Erna Alić, Undergraduate Student at University of Connecticut

Erna Alić is a senior at the University of Connecticut, pursuing a Bachelors in Psychology and Human Rights. She is currently vice president of Huskies for Refugees, member of the Students for Justice in Palestine and an intern for the ICTY Archives Project at the Dodd Human Rights Impact.



Claire Sarnowski, Genocide Education Advocate

Claire Sarnowski is a junior at Lakeridge High School in Lake Oswego, Oregon. She is an advocate for mandating Holocaust and Genocide Education for Oregon Schools, testifying and engaging in organized efforts on behalf of SB 664. Due to her efforts, the bill was passed and signed into law on July 15th, 2019.



Dr. Ellen Kennedy, Executive Director of World Without Genocide

Dr. Kennedy is the founder and Executive Director of World Without Genocide, and an adjunct professor at Mitchell Hamline School of Law. Kennedy is a member of the Edina Human Rights and Relations Commission, the United Nations Association of Minnesota Advisory Council, and is a board member of the FBI Minneapolis Citizens Academy Alumni Association and Forward Global Women.


Dr. Gregory Stanton, President of Genocide Watch

Dr. Gregory Stanton is the founding president and chairman of Genocide Watch. He also founded the Cambodian Genocide Project and the Alliance against Genocide. He contributed to UNSC Resolutions that formed the ICTR and was the president of the International Association of Genocide Scholars. His Ten Stages of Genocide model is taught in genocide education classes all over the US.


 Jennifer Kirby-McLemore, Legal Director of Genocide Watch

Ms. Kirby-McLemore is a legal associate with Genocide Watch. She has worked as the Office Manager/Event Coordinator for the Center for Judaic, Holocaust, and Peace Studies. Now as a legal contributor at Genocide Watch, she assists in the organization's effort to advocate on behalf of victims of genocide.
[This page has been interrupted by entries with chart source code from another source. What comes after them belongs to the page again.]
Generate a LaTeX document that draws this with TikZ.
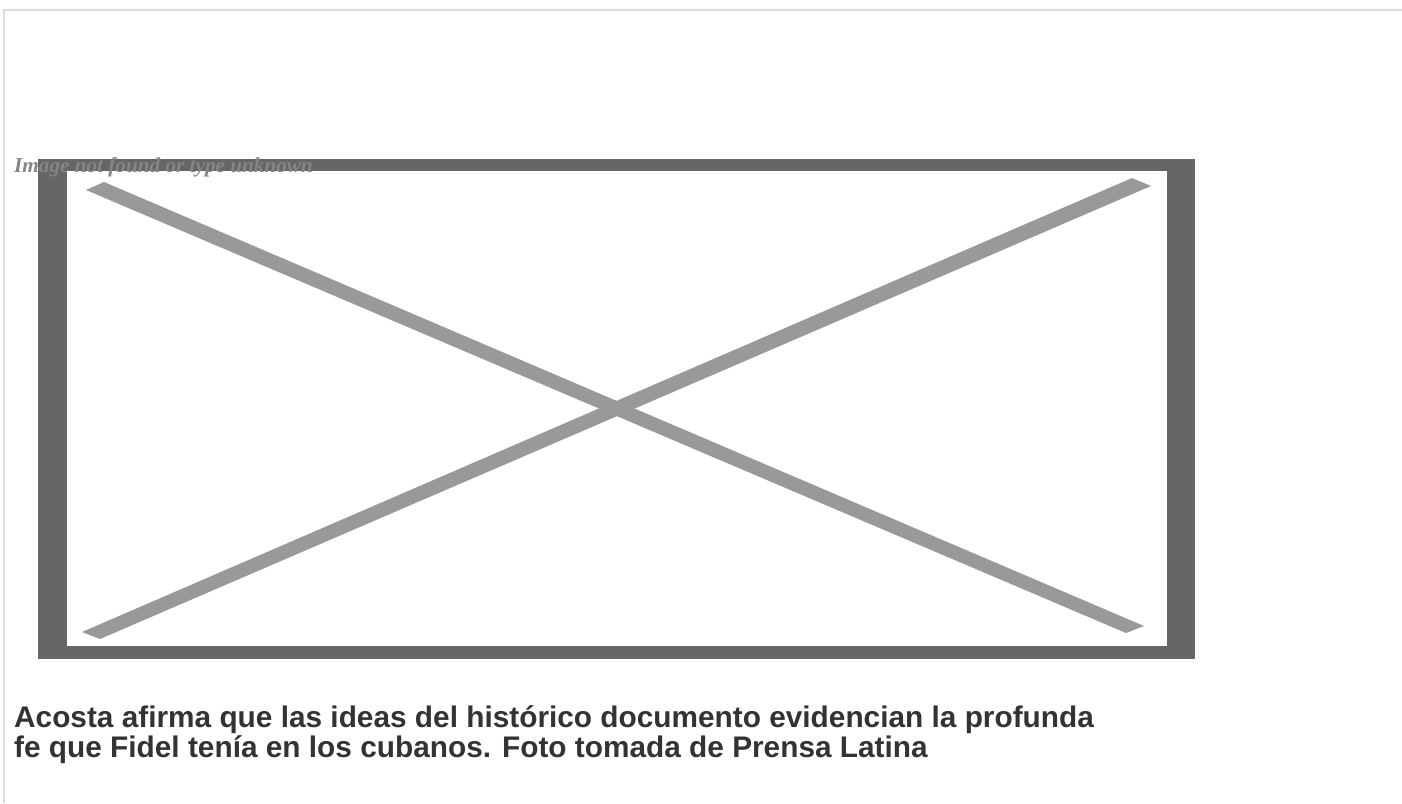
\documentclass[tikz,border=0pt]{standalone}
\usepackage{fontspec}
\setmainfont{Liberation Sans}
\newfontfamily\brokenfont{Liberation Serif}
\definecolor{framegray}{HTML}{DDDDDD}
\definecolor{boxdark}{HTML}{666666}
\definecolor{crossgray}{HTML}{999999}
\definecolor{notetext}{HTML}{858585}
\definecolor{captext}{HTML}{333333}
\begin{document}
\begin{tikzpicture}[x=1pt,y=-1pt,
  bar/.style={fill=crossgray,draw=none},
  caption line/.style={anchor=base west,inner sep=0pt,text=captext,
    font=\bfseries\fontsize{29.8}{30}\selectfont}]

  \useasboundingbox (0,0) rectangle (1402,803);
  \draw[framegray,line width=2pt] (3.5,803) -- (3.5,10) -- (1402,10);

  % placeholder box
  \fill[boxdark] (38,159) rectangle (1195,659);
  \fill[white] (67,171) rectangle (1167,646);

  \coordinate (tl) at (86,190);
  \coordinate (tlb) at (104,182);
  \coordinate (br) at (1144,626);
  \coordinate (brb) at (1126,633);
  \coordinate (tr) at (1132,178);
  \coordinate (trb) at (1151,186);
  \coordinate (bl) at (100,639);
  \coordinate (blb) at (82,632);
  \fill[bar] (tl) -- (tlb) -- (br) -- (brb) -- cycle;
  \fill[bar] (tr) -- (trb) -- (bl) -- (blb) -- cycle;

  \node[anchor=base west,inner sep=0pt,text=notetext,
    font=\brokenfont\bfseries\itshape\fontsize{21.2}{24}\selectfont]
    (note) at (14,172) {Image not found or type unknown};

  \node[caption line] (cap1) at (14,727)
    {Acosta afirma que las ideas del histórico documento evidencian la profunda};
  \node[caption line] (cap2) at (14,757)
    {fe que Fidel tenía en los cubanos. Foto tomada de Prensa Latina};
\end{tikzpicture}
\end{document}
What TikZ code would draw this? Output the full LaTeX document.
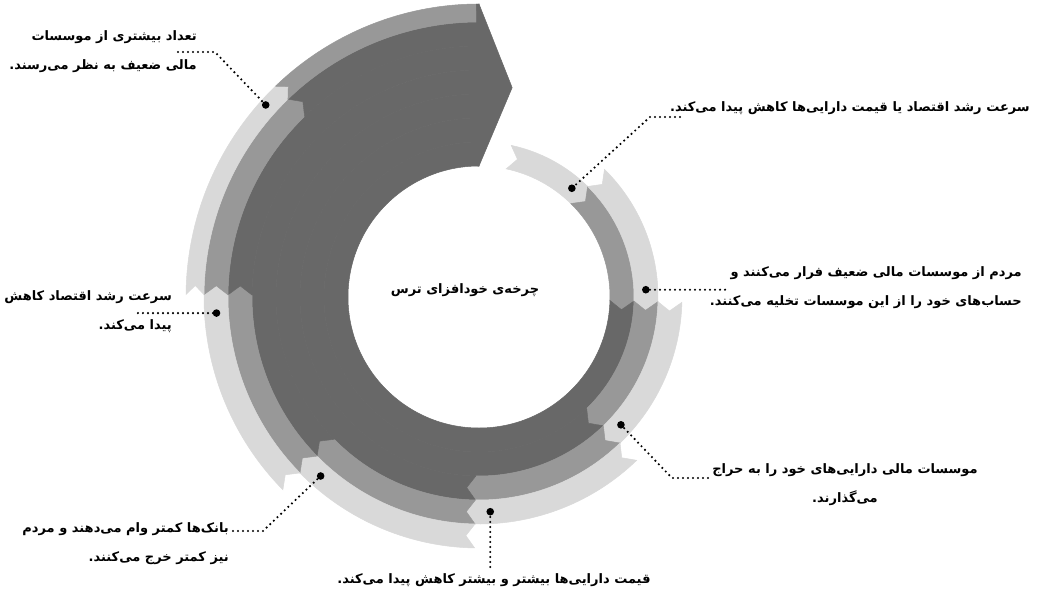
\documentclass[tikz,border=0pt]{standalone}
\usepackage{fontspec}
\newfontfamily\fa[Script=Arabic]{DejaVu Sans}
\TeXXeTstate=1
\definecolor{lite}{RGB}{217,217,217}
\definecolor{mid}{RGB}{152,152,152}
\definecolor{dk}{RGB}{104,104,104}

\begin{document}
\begin{tikzpicture}[x=1pt,y=1pt,
  lead/.style={line width=2.4pt,dash pattern=on 0pt off 5pt,line cap=round},
  lbl/.style={font=\fa\bfseries\fontsize{13}{29}\selectfont,inner sep=0pt}]
% colour, inner r, outer r, from, to, notch at tail, point at head
\def\seg#1#2#3#4#5#6#7{%
  \pgfmathsetmacro\rmid{(#2+#3)/2}
  \pgfmathsetmacro\tailang{#4-#6*9/\rmid*57.3}
  \pgfmathsetmacro\headang{#5-#7*9/\rmid*57.3}
  \fill[#1,draw=#1,line width=.5pt] (#4:#3) arc[start angle=#4,end angle=#5,radius=#3]
    -- (\headang:\rmid) -- (#5:#2) arc[start angle=#5,end angle=#4,radius=#2]
    -- (\tailang:\rmid) -- cycle;}
\useasboundingbox[fill=white] (-479,-298) rectangle (564,297);
% ring 0
\seg{lite}{131}{155}{78}{45.5}{1}{1}
\seg{mid}{131}{155}{45.5}{-1.5}{1}{1}
\seg{dk}{131}{155}{-1.5}{-270}{1}{0}
% ring 1
\seg{lite}{155}{179}{45.5}{-1.5}{1}{1}
\seg{mid}{155}{179}{-1.5}{-46}{1}{1}
\seg{dk}{155}{179}{-46}{-270}{1}{0}
% ring 2
\seg{lite}{179}{203}{-1.5}{-46}{1}{1}
\seg{mid}{179}{203}{-46}{-91}{1}{1}
\seg{dk}{179}{203}{-91}{-270}{1}{0}
% ring 3
\seg{lite}{203}{227}{-46}{-91}{1}{1}
\seg{mid}{203}{227}{-91}{-135.5}{1}{1}
\seg{dk}{203}{227}{-135.5}{-270}{1}{0}
% ring 4
\seg{lite}{227}{251}{-91}{-135.5}{1}{1}
\seg{mid}{227}{251}{-135.5}{-180.5}{1}{1}
\seg{dk}{227}{251}{-180.5}{-270}{1}{0}
% ring 5
\seg{lite}{251}{275}{-135.5}{-180.5}{1}{1}
\seg{mid}{251}{275}{-180.5}{-226}{1}{1}
\seg{dk}{251}{275}{-226}{-270}{1}{0}
% ring 6
\seg{lite}{275}{293}{-180.5}{-226}{1}{1}
\seg{mid}{275}{293}{-226}{-270}{1}{0}
% point at the end
\fill[dk,draw=dk,line width=.5pt] (-269.5:293) -- (-270:293) -- (-279:212) -- (-270:131) -- (-269.5:131) -- cycle;

\coordinate (d0) at (49.5:143);
\coordinate (d1) at (2.5:167);
\coordinate (d2) at (-42:191);
\coordinate (d3) at (-87:215);
\coordinate (d4) at (-131.5:239);
\coordinate (d5) at (-176.5:263);
\coordinate (d6) at (138:287);
\foreach \d in {d0,d1,d2,d3,d4,d5,d6} \fill (\d) circle (3.8);

\node[lbl] (c) at (-14,7) {\beginR چرخه^^^^200cی خودافزای ترس\endR};
\node[lbl,anchor=east,align=right] (t1) at (-282,245.5)
  {\beginR تعداد بیشتری از موسسات\endR\\\beginR مالی ضعیف به نظر می^^^^200cرسند.\endR};
\node[lbl,anchor=east] (t2) at (551,189)
  {\beginR سرعت رشد اقتصاد یا قیمت دارایی^^^^200cها کاهش پیدا می^^^^200cکند.\endR};
\node[lbl,anchor=east,align=right] (t3) at (543,9.5)
  {\beginR مردم از موسسات مالی ضعیف فرار می^^^^200cکنند و\endR\\\beginR حساب^^^^200cهای خود را از این موسسات تخلیه می^^^^200cکنند.\endR};
\node[lbl,align=center] (t4) at (366,-187.5)
  {\beginR موسسات مالی دارایی^^^^200cهای خود را به حراج\endR\\\beginR می^^^^200cگذارند.\endR};
\node[lbl] (t5) at (15,-283)
  {\beginR قیمت دارایی^^^^200cها بیشتر و بیشتر کاهش پیدا می^^^^200cکند.\endR};
\node[lbl,anchor=east,align=right] (t6) at (-250,-247)
  {\beginR بانک^^^^200cها کمتر وام می^^^^200cدهند و مردم\endR\\\beginR نیز کمتر خرج می^^^^200cکنند.\endR};
\node[lbl,anchor=east,align=right] (t7) at (-307,-15)
  {\beginR سرعت رشد اقتصاد کاهش\endR\\\beginR پیدا می^^^^200cکند.\endR};

\coordinate (s1) at (-301,245); \coordinate (k1) at (-264,245);
\coordinate (s2) at (201,180);  \coordinate (k2) at (171,180);
\coordinate (s3) at (246,7.3);
\coordinate (s4) at (229,-181); \coordinate (k4) at (193,-181);
\coordinate (s5) at (11.25,-270);
\coordinate (s6) at (-246,-234); \coordinate (k6) at (-216,-234);
\coordinate (s7) at (-341,-16.05);
\draw[lead] (s1) -- (k1) -- (d6);
\draw[lead] (s2) -- (k2) -- (d0);
\draw[lead] (s3) -- (d1);
\draw[lead] (s4) -- (k4) -- (d2);
\draw[lead] (s5) -- (d3);
\draw[lead] (s6) -- (k6) -- (d4);
\draw[lead] (s7) -- (d5);
\end{tikzpicture}
\end{document}
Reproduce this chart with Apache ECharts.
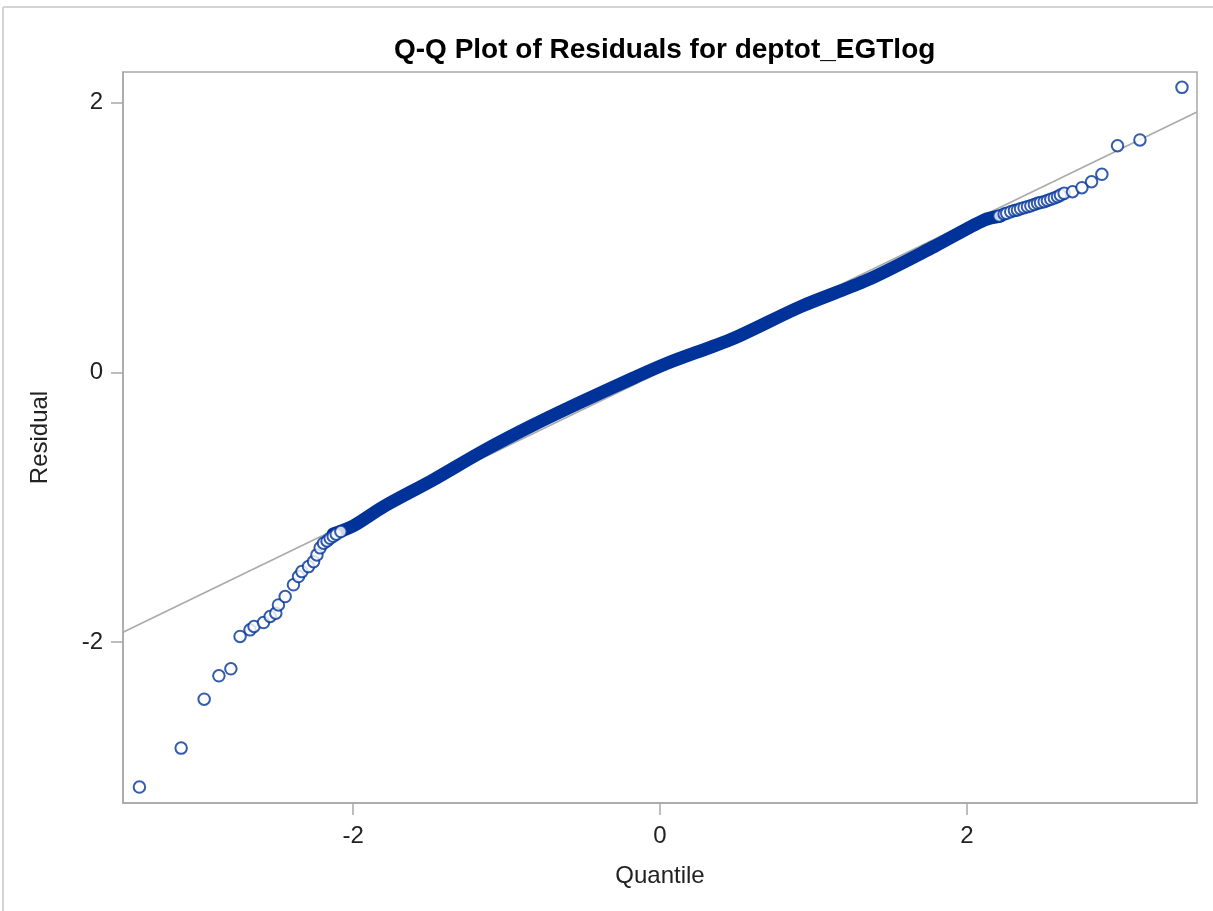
<!DOCTYPE html>
<html><head><meta charset="utf-8">
<script src="https://cdn.jsdelivr.net/npm/echarts@6/dist/echarts.min.js"></script>
<style>html,body{margin:0;padding:0;background:#fff}#c{width:1213px;height:911px}</style>
</head><body><div id="c"></div>
<script>
const titleText = 'Q-Q Plot of Residuals for deptot_EGTlog';
const xName = 'Quantile';
const yName = 'Residual';
const xTicks = [-2, 0, 2];
const yTicks = [-2, 0, 2];
const xRange = [-3.5, 3.5];
const yRange = [-3.193, 2.228];

// separately visible circles, lower tail (quantile, residual)
const lowerQ = [-3.393,-3.121,-2.971,-2.875,-2.797,-2.737,-2.672,-2.646,-2.584,-2.541,-2.504,-2.487,-2.443,-2.389,-2.356,-2.334,-2.291,-2.258,-2.236,-2.215,-2.193,-2.17,-2.15,-2.13,-2.11,-2.08];
const lowerR = [-3.075,-2.786,-2.423,-2.250,-2.198,-1.958,-1.909,-1.884,-1.855,-1.810,-1.785,-1.724,-1.662,-1.575,-1.514,-1.477,-1.440,-1.403,-1.353,-1.301,-1.266,-1.25,-1.23,-1.215,-1.20,-1.18];

// separately visible circles, upper tail
const upperQ = [2.21,2.243,2.26,2.286,2.31,2.330,2.35,2.373,2.395,2.417,2.44,2.461,2.48,2.504,2.525,2.547,2.57,2.591,2.61,2.634,2.689,2.750,2.813,2.880,2.982,3.128,3.402];
const upperR = [1.16,1.175,1.18,1.192,1.20,1.205,1.214,1.222,1.229,1.236,1.245,1.254,1.26,1.266,1.275,1.284,1.294,1.303,1.315,1.328,1.340,1.370,1.414,1.469,1.681,1.724,2.114];

// centre of the dense band of overlapping circles
const bandQ = [-2.13,-1.999,-1.804,-1.478,-1.151,-0.825,-0.499,-0.173,0.047,0.481,0.917,1.352,1.786,2.112,2.221];
const bandR = [-1.197,-1.138,-0.997,-0.797,-0.582,-0.389,-0.211,-0.041,0.068,0.254,0.488,0.686,0.933,1.130,1.16];

// reference line end points
const refQ = [-3.5, 3.5];
const refR = [-1.927, 1.931];

const zip = (a, b) => a.map((v, i) => [v, b[i]]);
const blue = '#003399';
const font = 'Liberation Sans, Arial, sans-serif';

const chart = echarts.init(document.getElementById('c'));
chart.setOption({
  animation: false,
  backgroundColor: '#fff',
  title: {
    text: titleText, left: 389, top: 31,
    textStyle: {fontFamily: font, fontSize: 28, fontWeight: 'bold', color: '#000'}
  },
  graphic: [
    {type: 'line', shape: {x1: 3, y1: 7, x2: 1213, y2: 7}, style: {stroke: '#d4d4d4', lineWidth: 2}},
    {type: 'line', shape: {x1: 3, y1: 7, x2: 3, y2: 911}, style: {stroke: '#d4d4d4', lineWidth: 2}}
  ],
  grid: {left: 123, right: 16, top: 72, bottom: 108, show: true, borderColor: '#a8a8a8', borderWidth: 1.5},
  xAxis: {
    type: 'value', min: xRange[0], max: xRange[1],
    name: xName, nameLocation: 'middle', nameGap: 61,
    nameTextStyle: {fontFamily: font, fontSize: 24, color: '#222'},
    axisLine: {show: true, onZero: false, lineStyle: {color: '#a8a8a8', width: 1.5}},
    axisTick: {show: true, length: 12, lineStyle: {color: '#a8a8a8', width: 1.5}, customValues: xTicks},
    axisLabel: {fontFamily: font, fontSize: 24, color: '#222', margin: 21, customValues: xTicks},
    splitLine: {show: false}
  },
  yAxis: {
    type: 'value', min: yRange[0], max: yRange[1],
    name: yName, nameLocation: 'middle', nameGap: 71, nameRotate: 90,
    nameTextStyle: {fontFamily: font, fontSize: 24, color: '#222'},
    axisLine: {show: true, onZero: false, lineStyle: {color: '#a8a8a8', width: 1.5}},
    axisTick: {show: true, length: 12, lineStyle: {color: '#a8a8a8', width: 1.5}, customValues: yTicks},
    axisLabel: {fontFamily: font, fontSize: 24, color: '#222', margin: 20, customValues: yTicks},
    splitLine: {show: false}
  },
  series: [
    {type: 'line', data: zip(refQ, refR), symbol: 'none', silent: true, z: 1,
     lineStyle: {color: '#aaaaaa', width: 1.6}},
    {type: 'line', data: zip(bandQ, bandR), symbol: 'none', z: 2, smooth: 0.3,
     lineStyle: {color: blue, width: 13, cap: 'round', join: 'round'}},
    {type: 'scatter', data: zip(lowerQ, lowerR).concat(zip(upperQ, upperR)), z: 3,
     symbol: 'emptyCircle', symbolSize: 11.5,
     itemStyle: {color: blue, borderColor: blue, borderWidth: 1.8}}
  ]
});
</script></body></html>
Tatjana Milovanović, Program Director of the Post-Conflict Research Center 

Tatjana holds an MA Degree in Democracy and Human Rights from the University of Sarajevo and University of Bologna, and a Law degree from the University of East Sarajevo. She is currently enrolled in the Master of Advanced Studies in Transitional Justice, Human Rights, and the Rule of Law program at the Geneva Academy of International Humanitarian Law and Human Rights. In addition to her position as the Program Director of the Post-Conflict Research Center, she is also the Associate Editor of Balkan Diskurs.


Dr. David Pettigrew, Professor at Southern Connecticut State University

David Pettigrew is a Professor of Philosophy at Southern Connecticut State University (SCSU) where he has taught since 1987. He is a member of the Steering Committee of the Yale University Genocide Studies Program. He also serves as an International Expert Team Council Member of the Institute for the Research of Genocide Canada. On October 7, 2012, Professor Pettigrew served as a credentialed International Observer for the municipal elections in Srebrenica, Bosnia and Herzegovina.


Arnesa Buljušmic-Kustura, Operations Manager of Remembering Srebrenica

Arnesa's focus of interest is on genocide studies especially related to the Bosnian Genocide, Yugoslavia and its disintegration, Post-Traumatic Stress Disorder as it relates to genocide, war, domestic and interpersonal abuse, as well as feminism, socialism, Islamophobia, anti-refugee and anti-immigration sentiments and the Balkans at large, particularly how it all ties into one another. Her academic research and fields of interest are especially focused on a sociological approach and theorization on conflict and genocide.